Dukungan Terhadap Hilirisasi Industri
Indonesia telah lama dikenal sebagai salah satu negara penghasil nikel terbesar di dunia. Namun, pemerintah saat ini tengah berfokus untuk melakukan hilirisasi industri, yakni menambah nilai tambah nikel sebelum diekspor dengan memproduksi barang setengah jadi atau jadi. Dengan kerja sama bersama Eramet, Indonesia dapat meningkatkan nilai tambah dari hasil bumi lokal sebelum dipasarkan ke luar negeri.
“Komitmen Eramet ini sejalan dengan strategi nasional kami untuk melakukan hilirisasi dan mengurangi ketergantungan ekspor bahan mentah. Kami menginginkan agar Indonesia menjadi pusat industri baterai EV dunia,” ungkap Airlangga Hartarto.

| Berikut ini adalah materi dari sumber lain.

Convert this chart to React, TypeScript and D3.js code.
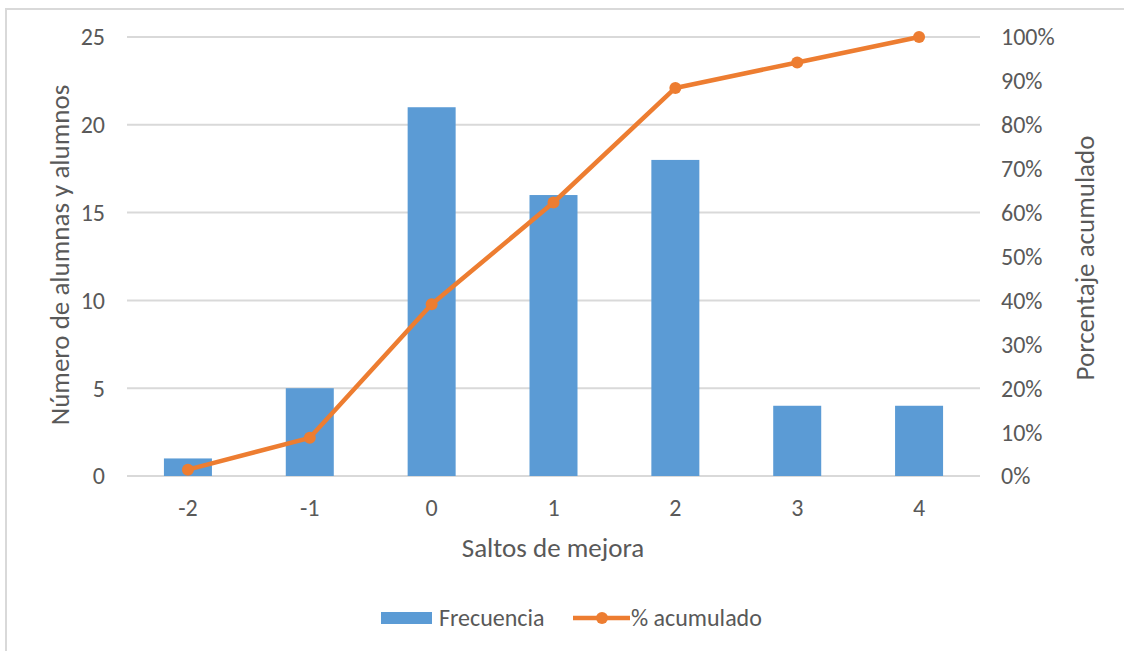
import React from "react";
import * as d3 from "d3";

const categories = ["-2", "-1", "0", "1", "2", "3", "4"];
const frecuencia = [1, 5, 21, 16, 18, 4, 4];
const acumulado = [1.45, 8.7, 39.1, 62.3, 88.4, 94.2, 100];
const leftTicks = [0, 5, 10, 15, 20, 25];
const rightTicks = [0, 10, 20, 30, 40, 50, 60, 70, 80, 90, 100];

const FONT = "Carlito, Calibri, 'Open Sans', sans-serif";
const TXT = "#595959";

export default function App() {
  const W = 1124, H = 651;
  const left = 127, right = 980, top = 37, bottom = 476;
  const x = d3.scaleBand<string>().domain(categories).range([left, right]).paddingInner(0.6).paddingOuter(0.3);
  const xc = (c: string) => (x(c) as number) + x.bandwidth() / 2;
  const yL = d3.scaleLinear().domain([0, 25]).range([bottom, top]);
  const yR = d3.scaleLinear().domain([0, 100]).range([bottom, top]);
  const line = d3.line<number>().x((_, i) => xc(categories[i])).y((d) => yR(d));
  const bw = 48;
  return (
    <svg width={W} height={H} style={{ position: "absolute", left: 0, top: 0, background: "#fff" }} fontFamily={FONT}>
      <rect x={6} y={9} width={W + 10} height={H + 10} fill="#fff" stroke="#d9d9d9" strokeWidth={2} />
      {leftTicks.map((t) => (
        <g key={t}>
          <line x1={left} x2={right} y1={yL(t)} y2={yL(t)} stroke="#d9d9d9" strokeWidth={2} />
          <text x={105} y={yL(t)} dy="0.35em" textAnchor="end" fontSize={24} fill={TXT}>{t}</text>
        </g>
      ))}
      {rightTicks.map((t) => (
        <text key={t} x={1001} y={yR(t)} dy="0.35em" textAnchor="start" fontSize={24} fill={TXT}>{t}%</text>
      ))}
      {categories.map((c, i) => (
        <g key={c}>
          <rect x={xc(c) - bw / 2} y={yL(frecuencia[i])} width={bw} height={bottom - yL(frecuencia[i])} fill="#5B9BD5" />
          <text x={xc(c)} y={508} dy="0.35em" textAnchor="middle" fontSize={24} fill={TXT}>{c}</text>
        </g>
      ))}
      <path d={line(acumulado) || ""} fill="none" stroke="#ED7D31" strokeWidth={4.5} strokeLinejoin="round" />
      {acumulado.map((v, i) => (
        <circle key={i} cx={xc(categories[i])} cy={yR(v)} r={6} fill="#ED7D31" />
      ))}
      <text x={553} y={548} dy="0.35em" textAnchor="middle" fontSize={27} fill={TXT}>Saltos de mejora</text>
      <text transform={`translate(60,255) rotate(-90)`} dy="0.35em" textAnchor="middle" fontSize={27} fill={TXT}>Número de alumnas y alumnos</text>
      <text transform={`translate(1085,258) rotate(-90)`} dy="0.35em" textAnchor="middle" fontSize={27} fill={TXT}>Porcentaje acumulado</text>
      <rect x={381} y={612} width={51} height={12} fill="#5B9BD5" />
      <text x={439} y={618} dy="0.35em" fontSize={24} fill={TXT}>Frecuencia</text>
      <line x1={573} x2={630} y1={618} y2={618} stroke="#ED7D31" strokeWidth={4.5} />
      <circle cx={602} cy={618} r={6} fill="#ED7D31" />
      <text x={631} y={618} dy="0.35em" fontSize={24} fill={TXT}>% acumulado</text>
    </svg>
  );
}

Tantangan dan Harapan ke Depan
Meski demikian, tidak dapat dipungkiri bahwa tantangan dalam proyek ini tetap ada. Mulai dari regulasi yang harus dipenuhi, pengembangan teknologi yang memadai, hingga pengelolaan dampak lingkungan. Airlangga menegaskan bahwa pemerintah akan memastikan setiap langkah pengembangan ini sesuai dengan prinsip keberlanjutan.
Di sisi lain, Eramet menyatakan pihaknya siap bekerja sama dengan pemerintah setempat untuk memastikan proyek ini tidak hanya menguntungkan secara ekonomi, tetapi juga sejalan dengan tujuan pembangunan berkelanjutan. “Kami ingin memastikan bahwa setiap langkah yang kami ambil selaras dengan Tujuan Pembangunan Berkelanjutan (SDGs). Ini penting untuk masa depan kita bersama,” kata Christel Bories.
Peluang Ekonomi dan Lapangan Kerja
Proyek ini juga diharapkan dapat memberikan dampak ekonomi yang signifikan bagi Indonesia, terutama dari segi penciptaan lapangan kerja baru. Pabrik manufaktur baterai EV yang dikembangkan bersama Eramet diyakini dapat menyerap ribuan tenaga kerja lokal, baik secara langsung maupun tidak langsung.
“Saya optimis bahwa proyek ini akan menciptakan banyak lapangan kerja baru bagi masyarakat Indonesia, terutama di wilayah yang menjadi lokasi pengembangan proyek. Ini juga akan memicu pertumbuhan ekonomi lokal,” tutur Airlangga Hartarto.
Penguatan Hubungan Bilateral dengan Prancis
Kerja sama dengan Eramet ini juga menjadi salah satu penanda penting kedekatan hubungan bilateral antara Indonesia dan Prancis. Kedua negara telah lama menjalin hubungan yang kuat, dan proyek ini dapat menjadi simbol dari upaya bersama dalam mendukung transisi energi global.
Christel Bories menambahkan bahwa Eramet melihat Indonesia sebagai mitra strategis jangka panjang dalam sektor energi terbarukan. “Kami memandang Indonesia bukan hanya sebagai tempat berinvestasi, tetapi juga sebagai sahabat dalam perjalanan menuju transisi energi yang lebih hijau dan berkelanjutan,” katanya.
Pertemuan bilateral antara Airlangga Hartarto dengan Christel Bories di Paris menegaskan komitmen kuat dari kedua belah pihak dalam mendukung proyek pengembangan nikel untuk baterai EV. Dengan fokus pengembangan di Weda Bay, Halmahera Tengah, diharapkan dapat mempercepat hilirisasi industri nikel di Indonesia, menciptakan lapangan kerja baru, serta mempererat hubungan bilateral antara Indonesia dan Prancis. Di tengah tantangan yang ada, komitmen terhadap keberlanjutan menjadi kunci dalam mewujudkan proyek ini. Ke depan, Indonesia diharapkan bisa menjadi pemain utama dalam industri baterai EV global, dengan memastikan bahwa praktik yang dilakukan adalah yang terbaik untuk masyarakat dan lingkungan.